«Те, кто видит в “Двенадцати” политические стихи, или очень слепы к искусству, или сидят по уши в политической грязи, или одержимы большой злобой, будь они враги или друзья моей поэмы. Было бы неправдой, вместе с тем, отрицать всякое отношение “Двенадцати”к политике», – писал Блок двумя годами позже, предельно усталый и уже смертельно больной. Тексты, написанные в начале 1918-го, сделали то, что казалось невозможным, – лишили его доброго имени. Близкие друзья прерывали с ним знакомство, не подавали руки, открещивались в печати. Полоса пустоты, образовавшаяся вокруг него, была почти осязаемой: институт репутаций, на отсутствие которого принято жаловаться сегодня, поэта не защитил, напротив, его единодушно осудили. Интересно, что главную волну возмущения и протеста среди недавних читателей, единомышленников, клявшихся вчера его именем и предельно разочарованных сегодня, вызвала не статья «Интеллигенция и революция», писавшаяся в те же дни, что и поэма, а «Двенадцать»: старушка-курица перемотнулась через сугроб, полосну-полосну, что нынче невеселый, товарищ поп. Беспримесная политика блоковских статей и ответов на газетные анкеты казалась необязательной сноской по сравнению с тем, что стояло за этим отсутствием участия. «Интеллигенцию и революцию» с ее бодрым людоедством («переделать все», а тому, кто думает иначе, «и жить не стоит») постарались не заметить – но от автора «Двенадцати» его читатели отшатнулись с каким-то тревожным ужасом. Почти сразу после публикации поэмы Блок написал Белому, отношения с которым он сохранил до конца, и странное это было письмо: «Мне бы хотелось, чтобы Ты (и все Вы) не пугался “Двенадцати”; не потому, чтобы там не было чего-нибудь “соблазнительного” (может быть, и есть), а потому, что мы слишком давно знаем друг друга; а мне показалось, что Ты “испугался”».
В статье Григория Дашевского, написанной несколько лет назад (а кажется, что в другую историческую эпоху), о самом Блоке говорится едва ли не с большим ужасом, чем о событиях, послуживших для поэмы фоном или материалом. Заметка Дашевского тоже написана во времена событий: поздней весной 2012-го, на фоне разворачивающегося дела 6 мая, на сквозняке большой истории, еще не успевшей подстыть и примерзнуть. Счет, который он предъявляет Блоку, состоит из одного пункта: последовательная бесчеловечность, доведенная наконец до логического предела – до исчезновения из собственного текста. За словами «Двенадцати», как за любыми словами, мы инстинктивно ищем того, кто говорит, или хотя бы то, что говорит, – и не находим. У нас не получается увидеть или вообразить то, чему Блок в этих стихах медиумически предоставил свой голос, то, что вместе с ветром и морозом насмехается над старушкой, буржуем, барыней в каракуле, писателем-витией, товарищем попом, над ««человеком», который ««на ногах не стоит», над ««всяким ходоком», который «скользит – ах, бедняжка!», то, что вместе с вьюгой «долгим смехом заливается в снегах» и вместе с двенадцатью идет «державным шагом».

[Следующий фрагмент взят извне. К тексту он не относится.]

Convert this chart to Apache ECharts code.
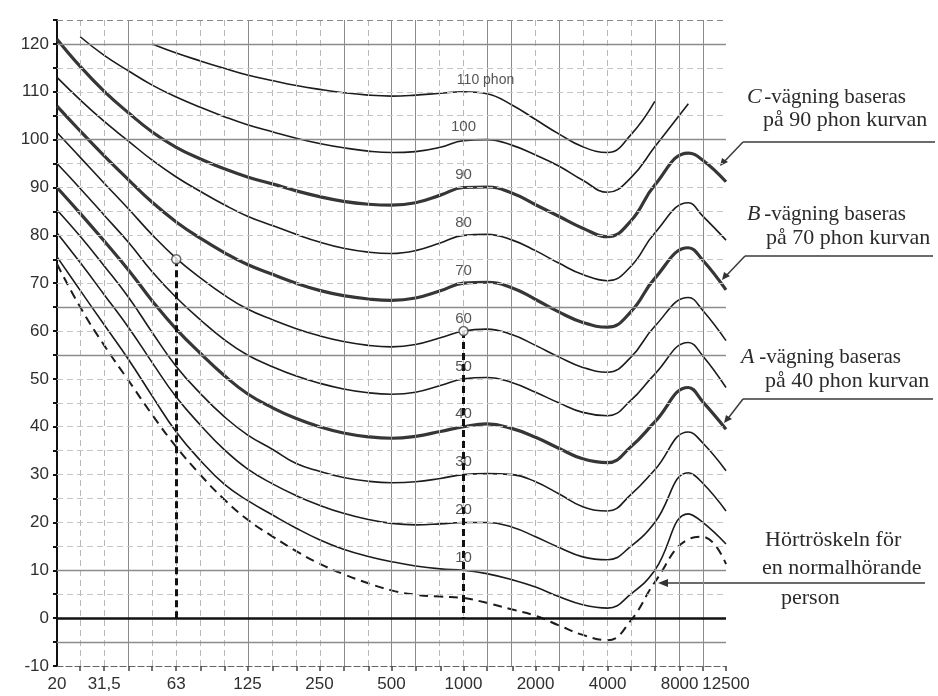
<!DOCTYPE html>
<html>
<head>
<meta charset="utf-8">
<title>Hörselkurvor</title>
<script src="https://cdn.jsdelivr.net/npm/echarts@6/dist/echarts.min.js"></script>
<style>
html,body{margin:0;padding:0;background:#fff;}
#chart{width:938px;height:696px;}
</style>
</head>
<body>
<div id="chart"></div>
<script>
// frekvenser (Hz) där kurvorna avlästs
var freqs = [20,25,31.5,40,50,63,80,100,125,160,200,250,315,400,500,630,800,1000,1250,1600,2000,2500,3150,4000,5000,6300,8700,10000,12500];

// tersband för rutnätet
var gridFreqs = [25,31.5,40,50,63,80,100,125,160,200,250,315,400,500,630,800,1000,1250,1600,2000,2500,3150,4000,5000,6300,8000,10000,12500];

// x-axelns etiketter
var xLabelFreqs = [20,31.5,63,125,250,500,1000,2000,4000,8000,12500];
var xLabels = ['20','31,5','63','125','250','500','1000','2000','4000','8000','12500'];

// hörtröskeln (streckad)
var threshold = [74,65,57,49.5,42.5,35.8,29.8,24.8,20.6,17,14,11.4,9.2,7.3,5.8,4.9,4.5,4.2,3.2,1.8,0.5,-1.5,-3.5,-4.6,-0.5,7.5,16.5,17,11.3];
// hörstyrkekurvor (dB)
var phon10 = [75.5,68.5,61.3,53.9,46.4,38.9,32.8,28,24.6,21.5,18.8,16.4,14.4,12.9,11.8,10.9,10.3,10,9.3,8,6.5,4.5,2.8,2.1,5,10,21.8,20,15.5];
var phon20 = [80.5,74.3,67.6,60.6,53.4,46.2,40.2,35.2,31.2,28,25.6,23.6,21.9,20.6,19.8,19.5,19.7,20,20,19,17,14.8,12.8,12.2,15,20,30.4,28.2,22.4];
var phon30 = [85.3,79.8,73.6,66.9,59.7,52.6,46.8,42.1,38.3,35.2,32.3,30.7,29.4,28.6,28.3,28.5,29.2,30,30.2,30,28.5,26,23.3,22.4,25.8,31,38.9,36.6,30.8];
var phon40 = [90,84.6,78.8,72.6,66.3,60.4,55.2,50.7,46.9,43.9,41.7,40,38.7,37.9,37.6,38,39,40,40.6,39.6,37.8,35.5,33.3,32.5,35.8,41,48.2,45.2,39.5];
var phon50 = [95,89.8,84.2,78.4,72.4,67,62.2,58.2,55,52.5,50.6,49.1,47.9,47.1,46.8,47.2,48.6,50,50.3,49.2,47.2,45,43,42.3,45.5,51,57.6,54.8,48.2];
var phon60 = [101.5,96.3,90.9,85.4,80.1,75.2,71,67.5,64.6,62.3,60.5,59,57.8,57,56.7,57.2,58.6,60,60.4,59.2,57,54.6,52.4,51.4,54.5,61,67,64.3,58];
var phon70 = [107,101.8,96.6,91.5,86.9,82.8,79.3,76.4,73.9,71.8,70,68.5,67.4,66.7,66.4,66.9,68.4,70,70.2,69,66.6,64,61.8,60.8,64,71,77.4,74.8,68.6];
var phon80 = [113,108.3,103.8,99.6,95.7,92.2,89.1,86.4,84,82,80.2,78.6,77.3,76.5,76.2,76.8,78.4,80,80.2,79,76.8,74.2,71.8,70.5,73.5,80.5,86.8,84,79];
var phon90 = [121,115.3,110.1,105.5,101.6,98.4,95.9,93.9,92.2,90.7,89.3,88.1,87.1,86.5,86.3,86.8,88.4,90,90.1,88.8,86.4,84,81.5,79.7,83,90.5,97.2,95.7,91.2];
var phon100 = [null,121.5,117.6,114.3,111.4,108.9,106.7,104.8,103.1,101.6,100.3,99.2,98.3,97.6,97.3,97.5,98.4,99.8,100,98.8,96.8,94.5,91.5,89,92,98.5,107.5,null,null];
var phon110 = [null,null,null,null,120,118.1,116.4,114.9,113.5,112.3,111.3,110.5,109.8,109.3,109.1,109.3,109.7,110,109.6,107.2,104.2,101.2,98.5,97.3,101,108,null,null,null];

var phonLevels = [10,20,30,40,50,60,70,80,90,100,110];
var phonCurves = [phon10,phon20,phon30,phon40,phon50,phon60,phon70,phon80,phon90,phon100,phon110];
var thickLevels = [40,70,90];

// exempel: 63 Hz vid 75 dB låter lika starkt som 1000 Hz vid 60 dB
var markerFreqs = [63,1000];
var markerLevels = [75,60];

var solidGridFreqs = [40,125,315,500,630,1250,1600,2500,6300,8000,10000];
var solidGridLevels = [120,100,65,55,10,-5];

var sans = '"Liberation Sans", Arial, sans-serif';
var serif = '"Liberation Serif", "DejaVu Serif", serif';

function lg(f){ return Math.log10(f); }
function pts(vals){
    var out = [];
    for (var i = 0; i < freqs.length; i++) {
        if (vals[i] != null) out.push([lg(freqs[i]), vals[i]]);
    }
    return out;
}

// rutnät
var gridLines = [];
gridFreqs.forEach(function(f){
    if (f === 12500) {
        gridLines.push({xAxis: lg(f), lineStyle:{color:'#555', width:1.2, type:[6,3]}});
        return;
    }
    var solid = solidGridFreqs.indexOf(f) >= 0;
    gridLines.push({xAxis: lg(f), lineStyle:{color: solid ? '#8c8c8c' : '#b8b8b8', width:1, type: solid ? 'solid' : [6,4]}});
});
for (var v = -5; v <= 125; v += 5) {
    if (v === 0) {
        gridLines.push({yAxis: 0, lineStyle:{color:'#111', width:2.5, type:'solid'}});
    } else if (v === 125) {
        gridLines.push({yAxis: v, lineStyle:{color:'#888', width:1, type:[6,4]}});
    } else {
        var s = solidGridLevels.indexOf(v) >= 0;
        gridLines.push({yAxis: v, lineStyle:{color: s ? '#8c8c8c' : '#c6c6c6', width: s ? 1.3 : 1, type: s ? 'solid' : [6,4]}});
    }
}

var series = [{
    name: 'rutnät',
    type: 'line',
    data: [],
    z: 1,
    silent: true,
    markLine: {
        silent: true,
        symbol: ['none','none'],
        label: {show:false},
        emphasis: {disabled:true},
        animation: false,
        data: gridLines
    }
}];

phonCurves.forEach(function(vals, i){
    var thick = thickLevels.indexOf(phonLevels[i]) >= 0;
    series.push({
        name: phonLevels[i] + ' phon',
        type: 'line',
        data: pts(vals),
        smooth: 0.45,
        showSymbol: false,
        z: 3,
        lineStyle: {color: thick ? '#363636' : '#1c1c1c', width: thick ? 3.2 : 1.6}
    });
});

series.push({
    name: 'Hörtröskel',
    type: 'line',
    data: pts(threshold),
    smooth: 0.45,
    showSymbol: false,
    z: 3,
    lineStyle: {color:'#1c1c1c', width:2, type:[9,6]}
});

// ringar med streckade hjälplinjer ned till 0 dB
series.push({
    name: 'markeringar',
    type: 'scatter',
    data: markerFreqs.map(function(f, i){ return [lg(f), markerLevels[i]]; }),
    symbol: 'circle',
    symbolSize: 9,
    z: 5,
    itemStyle: {color:'#fff', borderColor:'#444', borderWidth:1.5},
    markLine: {
        silent: true,
        symbol: ['none','none'],
        label: {show:false},
        emphasis: {disabled:true},
        animation: false,
        lineStyle: {color:'#111', width:3, type:[7,4]},
        data: markerFreqs.map(function(f, i){
            return [{coord:[lg(f), markerLevels[i]]}, {coord:[lg(f), 0]}];
        })
    }
});

series.push({
    name: 'kurvetiketter',
    type: 'scatter',
    symbolSize: 0,
    z: 6,
    silent: true,
    data: phonLevels.map(function(p){
        return {
            value: [lg(1000), p],
            label: {
                show: true,
                position: 'top',
                distance: 5,
                offset: p === 110 ? [22, 0] : [0, 0],
                formatter: p === 110 ? '110 phon' : String(p),
                color: '#2a2a2a',
                fontFamily: sans,
                fontSize: p === 110 ? 14 : 15
            }
        };
    })
});

function txt(x, y, s, italic, size){
    return {type:'text', x:x, y:y, silent:true,
        style:{text:s, fill:'#2b2b2b', font:(italic ? 'italic ' : '') + (size || 22) + 'px ' + serif, verticalAlign:'middle'}};
}
function ln(x1, y1, x2, y2){
    return {type:'line', silent:true, shape:{x1:x1, y1:y1, x2:x2, y2:y2}, style:{stroke:'#3a3a3a', lineWidth:1.5}};
}
function tip(points){
    return {type:'polygon', silent:true, shape:{points:points}, style:{fill:'#333'}};
}

var graphics = [
    txt(747, 97, 'C', true), txt(759, 97, ' -vägning baseras', false, 21), txt(763, 120, 'på 90 phon kurvan'),
    ln(743, 142, 935, 142), ln(743, 142, 722, 164), tip([[720,166],[722,158],[728,162]]),
    txt(747, 214, 'B', true), txt(759, 214, ' -vägning baseras', false, 21), txt(766, 238, 'på 70 phon kurvan'),
    ln(745, 256, 933, 256), ln(745, 256, 724, 278), tip([[722,280],[724,272],[730,276]]),
    txt(741, 357, 'A', true), txt(754, 357, ' -vägning baseras', false, 21), txt(765, 381, 'på 40 phon kurvan'),
    ln(743, 399, 933, 399), ln(743, 399, 726, 421), tip([[724,423],[726,415],[732,419]]),
    txt(765, 540, 'Hörtröskeln för'), txt(762, 568, 'en normalhörande'), txt(781, 598, 'person'),
    ln(664, 583, 925, 583), tip([[658,583],[668,579],[668,587]])
];

var chart = echarts.init(document.getElementById('chart'));
chart.setOption({
    animation: false,
    backgroundColor: '#fff',
    grid: {left:57, right:212, top:20, bottom:30},
    xAxis: {
        type: 'value',
        min: lg(20),
        max: lg(12500),
        axisLine: {show:true, onZero:false, lineStyle:{color:'#666', width:1.2, type:[6,3]}},
        axisTick: {show:true, customValues: gridFreqs.map(lg), length:5, lineStyle:{color:'#444', width:1.5}},
        axisLabel: {
            customValues: xLabelFreqs.map(lg),
            margin: 10,
            color: '#2f2f2f',
            fontFamily: sans,
            fontSize: 17,
            formatter: function(val){
                for (var i = 0; i < xLabelFreqs.length; i++) {
                    if (Math.abs(lg(xLabelFreqs[i]) - val) < 1e-6) return xLabels[i];
                }
                return '';
            }
        },
        splitLine: {show:false}
    },
    yAxis: {
        type: 'value',
        min: -10,
        max: 125,
        interval: 5,
        axisLine: {show:true, lineStyle:{color:'#111', width:2}},
        axisTick: {show:true, length:4, lineStyle:{color:'#111', width:2}},
        axisLabel: {
            margin: 8,
            color: '#2f2f2f',
            fontFamily: sans,
            fontSize: 17,
            formatter: function(val){ return (val % 10 === 0 && val <= 120) ? String(val) : ''; }
        },
        splitLine: {show:false}
    },
    graphic: graphics,
    series: series
});
</script>
</body>
</html>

Все так; но кому предъявлять претензии, если автор сам вычел себя из уравнения, умалился до небытия, отдал свой речевой аппарат тому, чего ждал и дождался? «Мы бы прокляли тебя, но ты только текст» – никакого Александра Александровича в «Двенадцати» не было отродясь. Зато потом на ледяном углу, оставленном поэмой, еще несколько лет озирался по сторонам человек, разучившийся писать стихи не на случай. Некоторое количество мадригалов и шуточных текстов, странных в своей сумрачной неповоротливости, он собирался собрать в книгу с безнадежным названием «Черный день».